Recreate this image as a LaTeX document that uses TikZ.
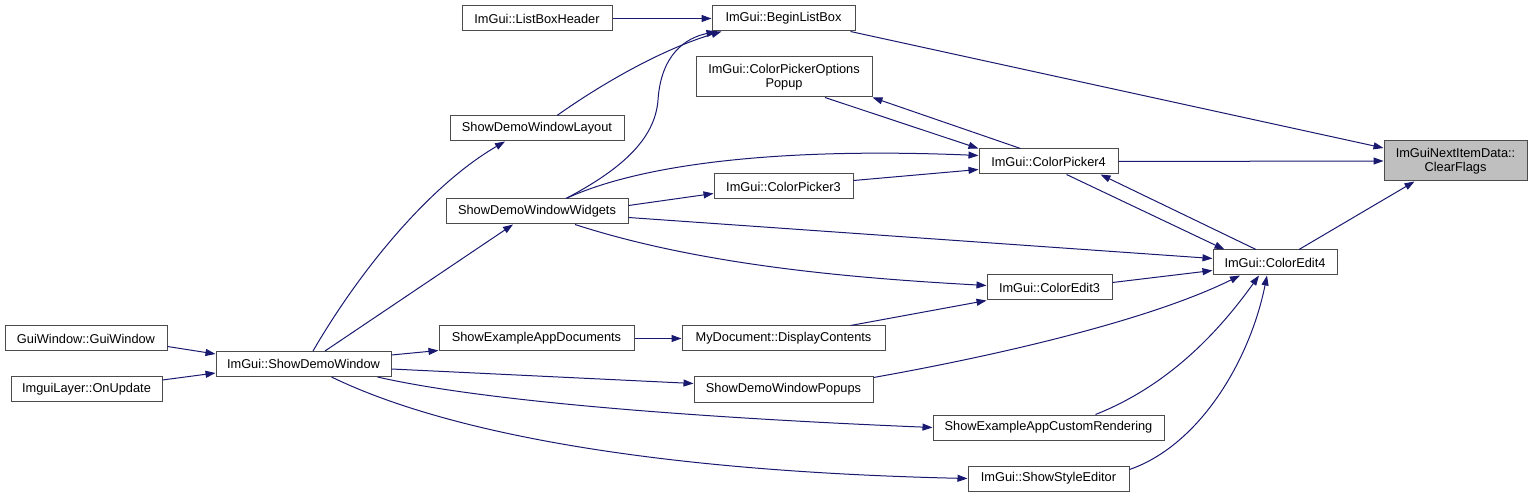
\documentclass[tikz,border=0pt]{standalone}
\usepackage{fontspec}
\setmainfont{Liberation Sans}
\usetikzlibrary{calc,arrows.meta}
\definecolor{edgeblue}{RGB}{25,25,112}
\definecolor{boxgray}{RGB}{191,191,191}
\begin{document}
\begin{tikzpicture}[x=0.5pt,y=-0.5pt,
  box/.style={draw=black!70, line width=0.5pt, fill=white, minimum height=12.5pt, inner sep=0pt,
    font=\fontsize{6.4}{7.2}\selectfont, align=center},
  tall/.style={minimum height=20pt},
  edge/.style={draw=edgeblue, line width=0.5pt, -{Triangle[length=5pt,width=3.5pt]}}
]
\useasboundingbox (0,0) rectangle (1532,497);
% nodes
\node[box,tall,fill=boxgray,minimum width=71.5pt] (CF) at (1455.5,161) {ImGuiNextItemData::\\ClearFlags};
\node[box,minimum width=71.5pt] (BLB) at (783.5,18.5) {ImGui::BeginListBox};
\node[box,minimum width=75pt] (LBH) at (537,18.5) {ImGui::ListBoxHeader};
\node[box,tall,minimum width=88pt] (CPOP) at (784,77) {ImGui::ColorPickerOptions\\Popup};
\node[box,minimum width=87pt] (SDWL) at (537,128.5) {ShowDemoWindowLayout};
\node[box,minimum width=69.5pt] (CP4) at (1048.5,161.5) {ImGui::ColorPicker4};
\node[box,minimum width=69.5pt] (CP3) at (783.5,186.5) {ImGui::ColorPicker3};
\node[box,minimum width=91pt] (SDWW) at (537,211.5) {ShowDemoWindowWidgets};
\node[box,minimum width=62pt] (CE4) at (1275,262.5) {ImGui::ColorEdit4};
\node[box,minimum width=62.5pt] (CE3) at (1049.5,287.5) {ImGui::ColorEdit3};
\node[box,minimum width=81pt] (GW) at (86,338.5) {GuiWindow::GuiWindow};
\node[box,minimum width=87.5pt] (SDW) at (303.5,364) {ImGui::ShowDemoWindow};
\node[box,minimum width=75.5pt] (OnUpdate) at (86.5,389) {ImguiLayer::OnUpdate};
\node[box,minimum width=97.5pt] (SEAD) at (536.5,338.5) {ShowExampleAppDocuments};
\node[box,minimum width=101.5pt] (MDDC) at (783.5,338.5) {MyDocument::DisplayContents};
\node[box,minimum width=89.5pt] (SDWP) at (783.5,389.5) {ShowDemoWindowPopups};
\node[box,minimum width=115.5pt] (SEACR) at (1048.5,427.5) {ShowExampleAppCustomRendering};
\node[box,minimum width=80.5pt] (SSE) at (1048.5,478.5) {ImGui::ShowStyleEditor};
% edges
\draw[edge] ($(BLB.south east)+(-5,0)$) -- ($(CF.west)+(0,-13)$);
\draw[edge] (CP4.east) -- (CF.west);
\draw[edge] ($(CE4.north)+(24,0)$) -- ($(CF.south)+(-41,0)$);
\draw[edge] (LBH.east) -- (BLB.west);
\draw[edge] ($(SDWL.north)+(20,0)$) .. controls (600,85) and (660,50) .. ($(BLB.south west)+(10,0)$);
\draw[edge] ($(SDWW.north)+(29,0)$) .. controls (620,170) and (655,140) .. (658,100)
   .. controls (661,55) and (685,38) .. ($(BLB.south west)+(5,0)$);
\draw[edge] ($(CP4.north)+(-28,0)$) -- (CPOP.south east);
\draw[edge] ($(CPOP.south)+(41,0)$) -- (CP4.north west);
\draw[edge] ($(SDWW.north)+(29,0)$) .. controls (650,160) and (800,148) .. ($(CP4.west)+(0,-6)$);
\draw[edge] ($(CP3.east)+(0,-6)$) -- ($(CP4.west)+(0,8)$);
\draw[edge] ($(SDWW.east)+(0,-6)$) -- ($(CP3.west)+(0,7)$);
\draw[edge] ($(CP4.south)+(18,0)$) -- ($(CE4.north west)+(12,0)$);
\draw[edge] ($(CE4.north)+(-19,0)$) -- ($(CP4.south east)+(-18,0)$);
\draw[edge] ($(SDWW.east)+(0,6)$) -- ($(CE4.west)+(0,-4)$);
\draw[edge] ($(SDWW.south)+(38,0)$) .. controls (700,265) and (850,278) .. ($(CE3.west)+(0,-2)$);
\draw[edge] ($(CE3.east)+(0,-5)$) -- ($(CE4.west)+(0,8)$);
\draw[edge] ($(MDDC.north)+(67,0)$) -- (CE3.south west);
\draw[edge] ($(SDWP.east)+(0,-12)$) .. controls (1000,355) and (1150,320) .. ($(CE4.south)+(-35,0)$);
\draw[edge] ($(SEACR.north)+(47,0)$) .. controls (1170,385) and (1220,330) .. ($(CE4.south)+(-16,0)$);
\draw[edge] ($(SSE.east)+(0,-9)$) .. controls (1200,445) and (1250,360) .. ($(CE4.south)+(-8,0)$);
\draw[edge] ($(SDW.north)+(9.5,0)$) .. controls (360,270) and (430,185) .. ($(SDWL.south)+(-32,0)$);
\draw[edge] ($(SDW.north)+(21.5,0)$) -- ($(SDWW.south)+(-24,0)$);
\draw[edge] ($(SDW.east)+(0,-9)$) -- ($(SEAD.west)+(0,12)$);
\draw[edge] (SEAD.east) -- (MDDC.west);
\draw[edge] ($(SDW.east)+(0,5)$) -- ($(SDWP.west)+(0,-6)$);
\draw[edge] ($(SDW.south east)+(-14,0)$) .. controls (500,405) and (750,420) .. (SEACR.west);
\draw[edge] ($(SDW.south)+(28,0)$) .. controls (420,420) and (600,470) .. (SSE.west);
\draw[edge] ($(GW.east)+(0,8)$) -- ($(SDW.west)+(0,-10)$);
\draw[edge] ($(OnUpdate.east)+(0,-9)$) -- ($(SDW.west)+(0,9)$);
\end{tikzpicture}
\end{document}
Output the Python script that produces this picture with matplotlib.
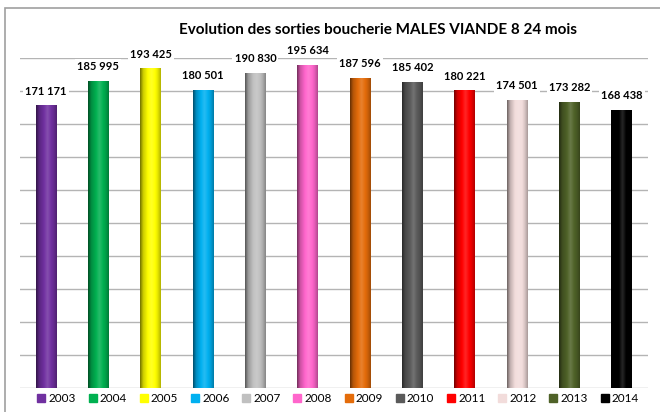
import numpy as np
import matplotlib.pyplot as plt
from matplotlib.colors import to_rgb
from matplotlib.lines import Line2D
from matplotlib.patches import Rectangle

# data
years = ["2003", "2004", "2005", "2006", "2007", "2008",
         "2009", "2010", "2011", "2012", "2013", "2014"]
values = [171171, 185995, 193425, 180501, 190830, 195634,
          187596, 185402, 180221, 174501, 173282, 168438]
colors = ["#7030a0", "#00b050", "#ffff00", "#00b0f0", "#c0c0c0", "#ff66cc",
          "#e46c0a", "#5a5a5a", "#ff0000", "#f2dcdb", "#4f6228", "#000000"]

plt.rcParams['font.family'] = ['Lato', 'DejaVu Sans']

fig = plt.figure(figsize=(6.6, 4.12), dpi=100)
ax = fig.add_axes([0.030, 0.058, 0.952, 0.801])

# cylinder-like shading across the bar width
t = np.linspace(0, 1, 60)
shade = np.interp(t, [0, 0.15, 0.55, 0.85, 1], [0.45, 0.8, 1.15, 0.9, 0.7])

width = 0.4
x = np.arange(len(years))
for i, (v, c) in enumerate(zip(values, colors)):
    rgb = np.array(to_rgb(c))
    row = []
    for s in shade:
        if s <= 1:
            row.append(rgb * s)
        else:
            row.append(rgb + (1 - rgb) * (s - 1))
    img = np.clip(np.array([row]), 0, 1)
    ax.imshow(img, extent=(i - width / 2, i + width / 2, 0, v),
              aspect='auto', zorder=3, interpolation='bilinear')
    ax.text(i, v + 5500, f"{v:,}".replace(",", " "), ha='center', va='bottom',
            fontsize=8, fontweight='bold', zorder=4,
            bbox=dict(facecolor='white', edgecolor='none', pad=1.5))

ax.set_xlim(-0.5, len(years) - 0.5)
ax.set_ylim(0, 200000)
ax.set_yticks(np.arange(0, 200001, 20000))
ax.yaxis.grid(True, color='#b4b4b4', linewidth=1.0, zorder=0)
ax.set_axisbelow(True)
ax.tick_params(left=False, bottom=False, labelleft=False, labelbottom=False)
for sp in ax.spines.values():
    sp.set_visible(False)

handles = [Line2D([], [], marker='s', linestyle='none', markersize=6,
                  markerfacecolor=c, markeredgecolor=c) for c in colors]
fig.legend(handles, years, loc='center', bbox_to_anchor=(0.511, 0.033), ncol=12,
           frameon=False, fontsize=8.5, handletextpad=0.1, columnspacing=0.92,
           handlelength=1.0, borderpad=0.2)

fig.text(0.573, 0.927, "Evolution des sorties boucherie MALES VIANDE 8 24 mois",
         ha='center', va='center', fontsize=11, fontweight='bold')

fig.patches.append(Rectangle((0.008, -0.05), 1.1, 1.03, transform=fig.transFigure,
                             fill=False, edgecolor='#a0a0a0', linewidth=1.2))

fig.savefig("out.png", dpi=100)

### Aim
Output exactly the lines above, from the line with "Output the Python" to the line with "from matplotlib.patches import Rectangle", both included; skip the pictures.

### Expected answer
Output the Python script that produces this picture with matplotlib.
import numpy as np
import matplotlib.pyplot as plt
from matplotlib.colors import to_rgb
from matplotlib.lines import Line2D
from matplotlib.patches import Rectangle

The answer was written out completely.